His proposal of the Affordable Care Act (Obamacare) led to a government shut down back in October. In his role with the problems in Syria, the Huffington Post has quoted President Obama and the White House Administration as dealing with the problems in Syria with, “the least-bad option.” The trouble in Syria is a tricky situation, but millennials, along with the rest of the rest of the American public, both Democrats and Republicans, disapprove of Obama’s idea of air strikes on Syria. Americans also cannot forget Obama taking “selfies” with Danish Prime Minister Helle Thorning-Schmidt at Nelson Mandela’s funeral last December. Millennial Americans are known for taking selfies, but even they know it is not appropriate or respectful to take one at a funeral, especially not one of a world leader.

Also, the millennials are not too happy with the fact that student loans and the cost of college have increased tremendously, even if President Obama did not directly have a major role in this. Millennials are also having children, and are dealing with the problems of the Common Core Standards presented by the United States Government, as well.

As previously mentioned, the millennial population is made up of Americans who are about 32-years-old or younger. With this in mind, LIU Post students who fall under the millennial category were asked how they feel about President Obama.

Senior Peter Collorafi, an American Studies major, says, “He didn’t balance the budget like he promised, or end wars like he promised. And he increased debt more than other presidents.”

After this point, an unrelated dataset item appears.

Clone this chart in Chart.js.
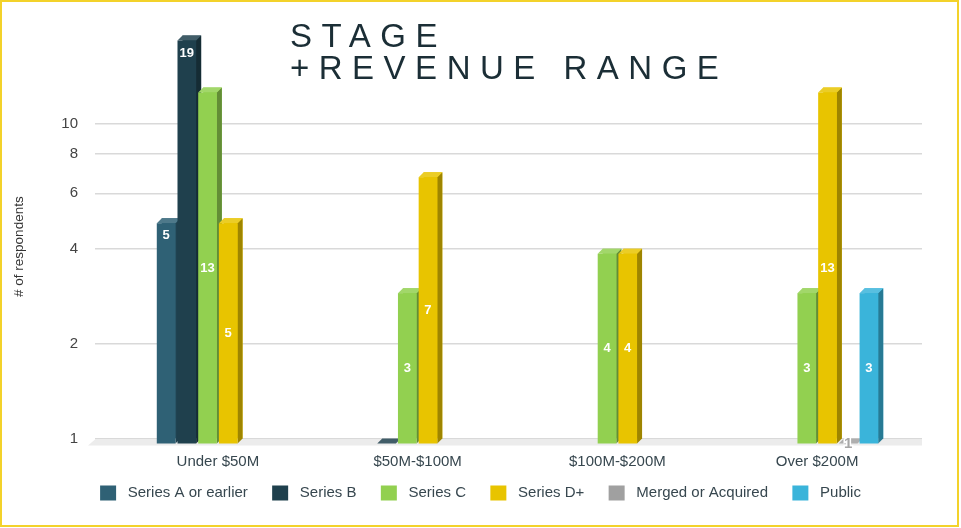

Reyna Romero, a freshman Childhood Education major, says, “He doesn’t do anything, and it’s a waste of our time. It’s discouraging to those who voted for him because they originally had faith in him.”

However, not all millennial students feel this way about President Obama. Dana Bettex, a senior Education major says, “I think he’s a great man. Especially because he’s a family man and he tries to help people the best that he can.”

A student who wished to remain anonymous felt, “I’m not exactly sure how I feel about him. Everyone hates Obamacare, but I also admire his political activism and work to help LGBTQ couples get equal rights.”

No matter what young voters feel, Obama is starting to fall down a path of uncertainty and controversy. His ideas on topics such as Syria, health care, and “selfies” have begun to simply annoy a larger percentage of the American public. Because of these problems, President Obama is starting to lose even the respect of millennial voters as well.